Kazakhstan sends soldiers to Afghanistan

MAY 30 2011 (The Conway Bulletin) – Kazakh Foreign Minister Yerzhan Kazykhanov unveiled his country’s first military deployment to Afghanistan on May 27, nine days after the lower house of parliament agreed the mission. Kazakhstan will send four officers to Kabul in a non-combat capacity, he told a parliamentary committee.

The Kazakh mission to Afghanistan will probably not decisively tip the 10 year war NATO’s way but it is steeped in symbolism. The deployment will mean that soldiers from Central Asia, which is predominantly Muslim, will for the first time be serving alongside NATO forces fighting the Taliban.

In reality, the Central Asian states have been heavily involved in NATO’s war in Afghanistan for years, allowing NATO to use their airports, military bases, roads and railways to re-supply forces fighting the Taliban.

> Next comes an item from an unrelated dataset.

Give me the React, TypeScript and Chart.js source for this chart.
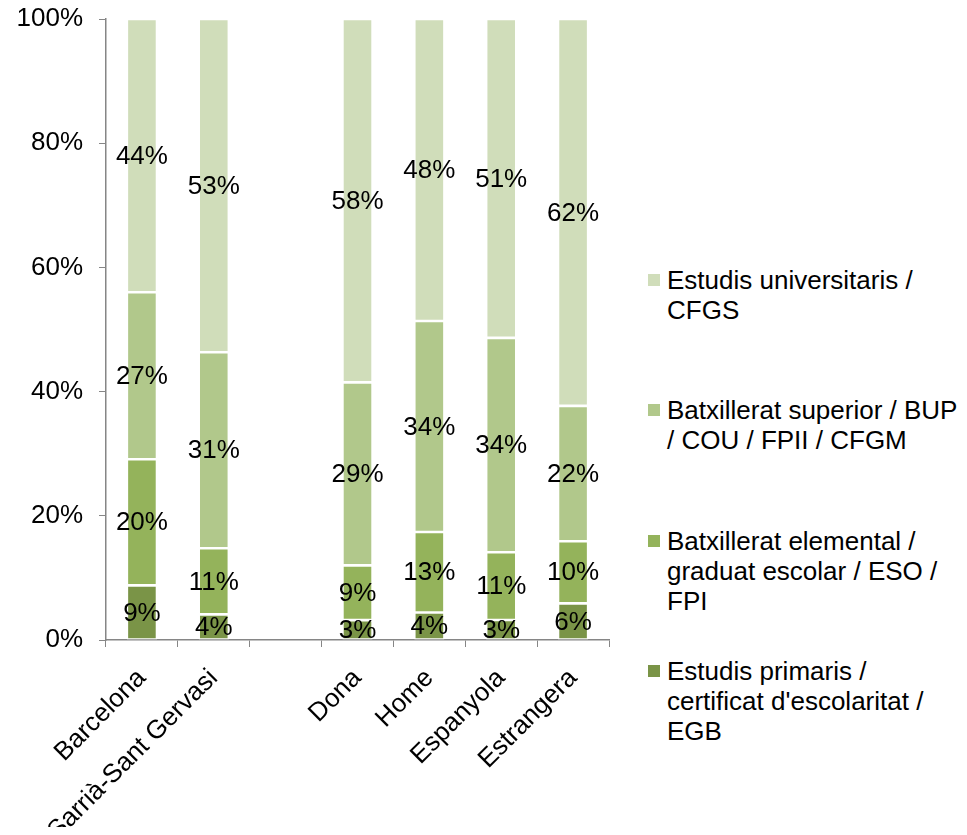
import React, { useEffect, useRef } from "react";
import { Chart, registerables } from "chart.js";

Chart.register(...registerables);

const categories = ["Barcelona", "Sarrià-Sant Gervasi", "", "Dona", "Home", "Espanyola", "Estrangera"];
const primaris = [8.8, 4.1, null, 3.2, 4.4, 3.2, 5.9];
const elemental = [20.3, 10.6, null, 8.8, 12.9, 10.9, 10.0];
const superior = [26.9, 31.4, null, 29.4, 33.8, 34.4, 21.8];
const universitaris = [44.0, 53.4, null, 58.4, 48.4, 51.2, 62.3];
const yTicks = [0, 20, 40, 60, 80, 100];

const seriesNames = [
  "Estudis primaris /\ncertificat d'escolaritat /\nEGB",
  "Batxillerat elemental /\ngraduat escolar / ESO /\nFPI",
  "Batxillerat superior / BUP\n/ COU / FPII / CFGM",
  "Estudis universitaris /\nCFGS",
];
const seriesColors = ["#7a9447", "#94b35b", "#b1c88b", "#d0ddba"];
const seriesValues = [primaris, elemental, superior, universitaris];

const FONT = "'Liberation Sans', Arial, Helvetica, sans-serif";
const FS = 26;

const totals = categories.map((_, i) =>
  seriesValues.reduce((s, arr) => s + (arr[i] ?? 0), 0)
);

const labelPlugin = {
  id: "segLabels",
  afterDatasetsDraw(chart: any) {
    const ctx = chart.ctx;
    ctx.save();
    ctx.font = `${FS}px ${FONT}`;
    ctx.fillStyle = "#000";
    ctx.textAlign = "center";
    ctx.textBaseline = "middle";
    chart.data.datasets.forEach((ds: any, di: number) => {
      const meta = chart.getDatasetMeta(di);
      meta.data.forEach((el: any, i: number) => {
        const raw = ds.rawValues[i];
        if (raw == null) return;
        const y = (el.y + el.base) / 2;
        ctx.fillText(Math.round(raw) + "%", el.x, y + 1);
      });
    });
    ctx.restore();
  },
};

export default function App() {
  const ref = useRef<HTMLCanvasElement>(null);

  useEffect(() => {
    if (!ref.current) return;
    const chart = new Chart(ref.current, {
      type: "bar",
      data: {
        labels: categories,
        datasets: seriesValues.map((vals, si) => ({
          label: seriesNames[si].replace(/\n/g, " "),
          data: vals.map((v, i) => (v == null ? null : (v / totals[i]) * 100)),
          rawValues: vals,
          backgroundColor: seriesColors[si],
          borderColor: "#ffffff",
          borderWidth: 1.3,
          borderSkipped: false,
          categoryPercentage: 1,
          barPercentage: 0.42,
        })) as any,
      },
      options: {
        responsive: false,
        animation: false,
        events: [],
        layout: { padding: { top: 11, left: 0, right: 19, bottom: 0 } },
        plugins: {
          legend: { display: false },
          tooltip: { enabled: false },
        },
        scales: {
          x: {
            stacked: true,
            grid: {
              display: true,
              drawOnChartArea: false,
              drawTicks: true,
              tickLength: 7,
              color: "#868686",
              offset: true,
            },
            border: { display: true, color: "#868686", width: 1.5 },
            ticks: {
              autoSkip: false,
              maxRotation: 45,
              minRotation: 45,
              padding: 16,
              color: "#000",
              font: { family: FONT, size: FS },
            },
            afterFit(scale: any) {
              scale.height = 187;
              scale.paddingLeft = 0;
              scale.paddingRight = 0;
            },
          },
          y: {
            stacked: true,
            min: 0,
            max: 100,
            afterBuildTicks(scale: any) {
              scale.ticks = yTicks.map((v) => ({ value: v }));
            },
            grid: {
              display: true,
              drawOnChartArea: false,
              drawTicks: true,
              tickLength: 7,
              color: "#868686",
            },
            border: { display: true, color: "#868686", width: 1.5 },
            ticks: {
              padding: 16,
              color: "#000",
              font: { family: FONT, size: FS },
              callback: (v: any) => v + "%",
            },
            afterFit(scale: any) {
              scale.width = 98;
              scale.paddingTop = 0;
              scale.paddingBottom = 0;
            },
          },
        },
      },
      plugins: [labelPlugin],
    });
    return () => chart.destroy();
  }, []);

  const itemTops = [257, 387, 518, 648];
  const legendOrder = [3, 2, 1, 0];

  return (
    <div style={{ position: "relative", width: 951, height: 819, fontFamily: FONT }}>
      <canvas
        ref={ref}
        width={620}
        height={819}
        style={{ position: "absolute", left: 0, top: 0, width: 620, height: 819 }}
      />
      {legendOrder.map((si, k) => (
        <div key={si} style={{ position: "absolute", left: 640, top: itemTops[k] }}>
          <div
            style={{
              position: "absolute",
              left: 0,
              top: 9,
              width: 12,
              height: 12,
              background: seriesColors[si],
            }}
          />
          <div
            style={{
              position: "absolute",
              left: 19,
              top: 0,
              fontSize: FS,
              lineHeight: "30px",
              color: "#000",
              whiteSpace: "nowrap",
            }}
          >
            {seriesNames[si].split("\n").map((line, li) => (
              <div key={li}>{line}</div>
            ))}
          </div>
        </div>
      ))}
    </div>
  );
}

The Central Asian states have earned millions of US dollars from this supply chain deal but actually sending soldiers to Afghanistan is a far bigger step, as the Taliban recognised when it reacted to the announcement with a thinly veiled warning to Kazakhstan.

Kazakh President Nursultan Nazarbayev is adept at playing off different superpowers and Kazakhstan maintains good relations with Russia and China as well as with the United States.

He has also fostered increasingly close relations with NATO. Sending soldiers to support the war in Afghanistan now makes Kazakhstan a member of the US-led coalition fighting the Taliban and that’s important, no matter how big the contingent.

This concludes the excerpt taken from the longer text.